The design requirements for language
Each of the world's 7,000 languages is a natural experiment in how to design a language, which are now being extended with synthetically evolved languages. These languages show that there are many possible configurations of the fundamental building blocks of language: languages convey different information in different ways. For example, many Papuan languages have complex grammatical systems requiring speakers to track the source of information through verbal affixes like 'evidentials' – 'saw with own eyes', 'hearsay', 'inferred' etc., while other languages (like English) leave this to the speaker's discretion.
The Centre will uncover the links between linguistic features within this design space, vastly increasing our understanding of how different systems in each language interact with each other. At the microlevel we will chart how new structures and systems arise within communities, or experimentally, while at the macrolevel we will analyse how these systems and combinations are co-evolving over time.

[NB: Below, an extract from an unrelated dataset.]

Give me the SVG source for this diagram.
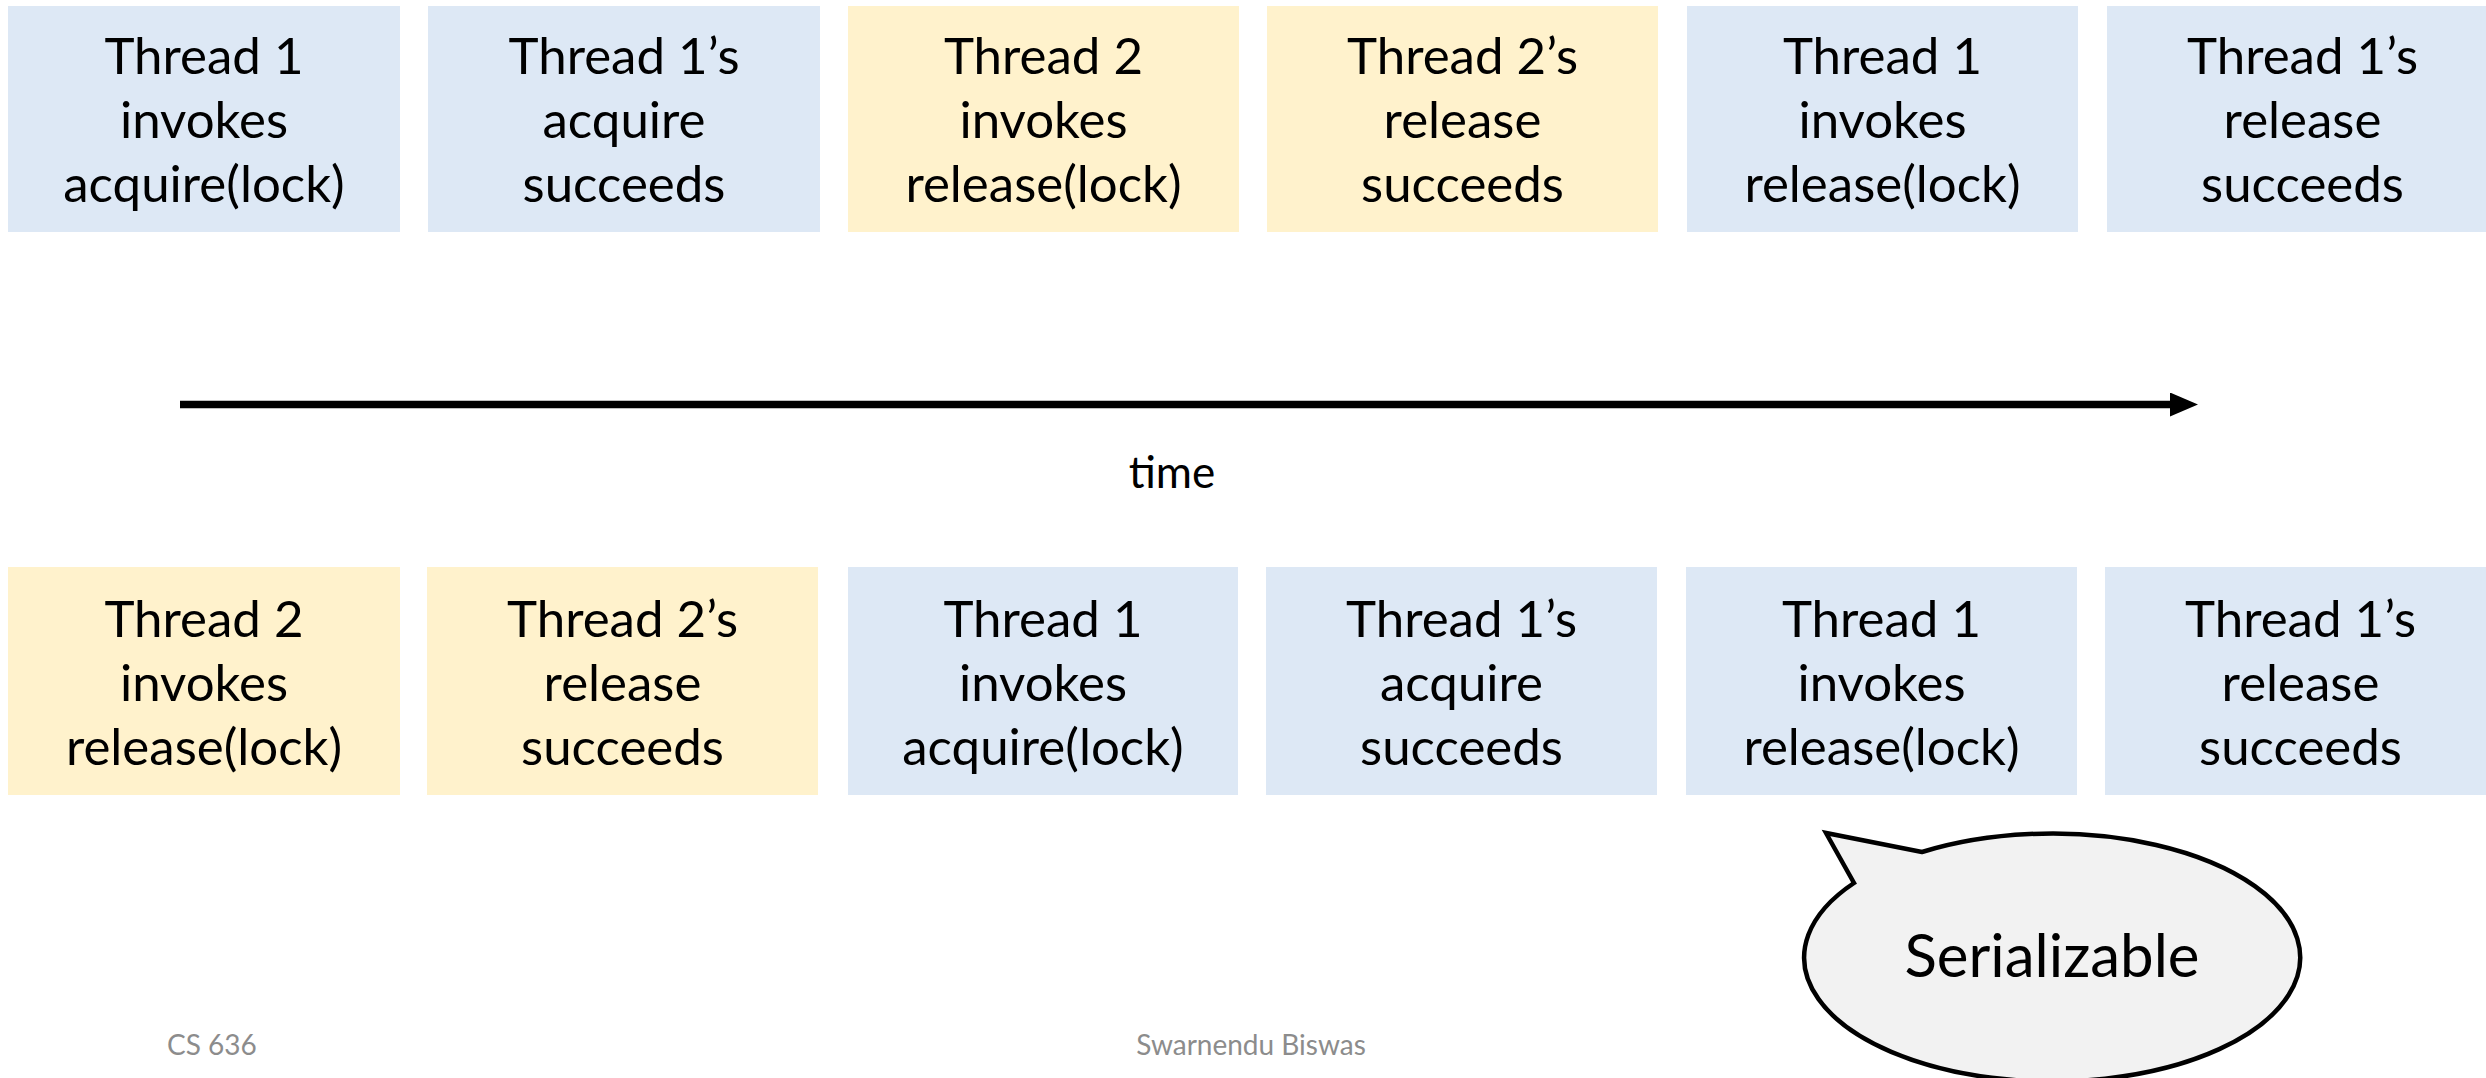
<svg xmlns="http://www.w3.org/2000/svg" width="2486" height="1078" viewBox="0 0 2486 1078">
<style>
.b{fill:#DDE8F5}
.y{fill:#FFF2CC}
.t{font-family:Lato,"Open Sans",sans-serif;font-size:51px;fill:#000;text-anchor:middle}
.f{font-family:Lato,"Open Sans",sans-serif;font-size:28px;fill:#8C8C8C}
</style>
<defs>
<marker id="ah" markerWidth="28" markerHeight="24" refX="0" refY="12" orient="auto" markerUnits="userSpaceOnUse" viewBox="0 0 28 24">
<path d="M0,0 L28,12 L0,24 Z" fill="#000"/>
</marker>
</defs>
<rect width="2486" height="1078" fill="#fff"/>
<g id="top1"><rect class="b" x="8" y="6" width="392" height="226"/><text class="t" x="204" y="74">Thread 1<tspan x="204" dy="64">invokes</tspan><tspan x="204" dy="64">acquire(lock)</tspan></text></g>
<g id="top2"><rect class="b" x="428" y="6" width="392" height="226"/><text class="t" x="624" y="74">Thread 1’s<tspan x="624" dy="64">acquire</tspan><tspan x="624" dy="64">succeeds</tspan></text></g>
<g id="top3"><rect class="y" x="848" y="6" width="391" height="226"/><text class="t" x="1043.5" y="74">Thread 2<tspan x="1043.5" dy="64">invokes</tspan><tspan x="1043.5" dy="64">release(lock)</tspan></text></g>
<g id="top4"><rect class="y" x="1267" y="6" width="391" height="226"/><text class="t" x="1462.5" y="74">Thread 2’s<tspan x="1462.5" dy="64">release</tspan><tspan x="1462.5" dy="64">succeeds</tspan></text></g>
<g id="top5"><rect class="b" x="1687" y="6" width="391" height="226"/><text class="t" x="1882.5" y="74">Thread 1<tspan x="1882.5" dy="64">invokes</tspan><tspan x="1882.5" dy="64">release(lock)</tspan></text></g>
<g id="top6"><rect class="b" x="2107" y="6" width="391" height="226"/><text class="t" x="2302.5" y="74">Thread 1’s<tspan x="2302.5" dy="64">release</tspan><tspan x="2302.5" dy="64">succeeds</tspan></text></g>

<g id="bot1"><rect class="y" x="8" y="567" width="392" height="228"/><text class="t" x="204" y="637">Thread 2<tspan x="204" dy="64">invokes</tspan><tspan x="204" dy="64">release(lock)</tspan></text></g>
<g id="bot2"><rect class="y" x="427" y="567" width="391" height="228"/><text class="t" x="622.5" y="637">Thread 2’s<tspan x="622.5" dy="64">release</tspan><tspan x="622.5" dy="64">succeeds</tspan></text></g>
<g id="bot3"><rect class="b" x="848" y="567" width="390" height="228"/><text class="t" x="1043" y="637">Thread 1<tspan x="1043" dy="64">invokes</tspan><tspan x="1043" dy="64">acquire(lock)</tspan></text></g>
<g id="bot4"><rect class="b" x="1266" y="567" width="391" height="228"/><text class="t" x="1461.5" y="637">Thread 1’s<tspan x="1461.5" dy="64">acquire</tspan><tspan x="1461.5" dy="64">succeeds</tspan></text></g>
<g id="bot5"><rect class="b" x="1686" y="567" width="391" height="228"/><text class="t" x="1881.5" y="637">Thread 1<tspan x="1881.5" dy="64">invokes</tspan><tspan x="1881.5" dy="64">release(lock)</tspan></text></g>
<g id="bot6"><rect class="b" x="2105" y="567" width="391" height="228"/><text class="t" x="2300.5" y="637">Thread 1’s<tspan x="2300.5" dy="64">release</tspan><tspan x="2300.5" dy="64">succeeds</tspan></text></g>

<g id="connectors">
<line x1="180" y1="404.5" x2="2170" y2="404.5" stroke="#000" stroke-width="7.5" marker-end="url(#ah)"/>
</g>
<text id="time" x="1172" y="488" font-family="Lato,'Open Sans',sans-serif" font-size="44" text-anchor="middle">time</text>

<g id="callout">
<path d="M1922,852 L1826,833 L1854,883 A248,124 0 1 0 1922,852 Z" fill="#F2F2F2" stroke="#000" stroke-width="4.5" stroke-linejoin="miter"/>
<text x="2052" y="977" font-family="Lato,'Open Sans',sans-serif" font-size="60" text-anchor="middle">Serializable</text>
</g>
<text class="f" x="167" y="1055">CS 636</text>
<text class="f" x="1251" y="1055" text-anchor="middle">Swarnendu Biswas</text>
</svg>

These approaches provide us with the exciting ability to identify frequently evolved combinations of configurations within design spaces ('attractor basins') – and to find those configurations that are improbable or impossible. We aim to understand the extent to which language reflects:
- the existence of distinct, but equally good, solutions to a single design problem
- the limits of evolution as a mechanism for building optimal systems
- the existence of distinct design problems in different environments
- different trade-offs or compromises in response to competing selective pressures.
These insights will not only help us understand language, but will be used to design effective processes for evolving human-like communication with robots and other complex technologies in collaboration with the Processing and Learning programs.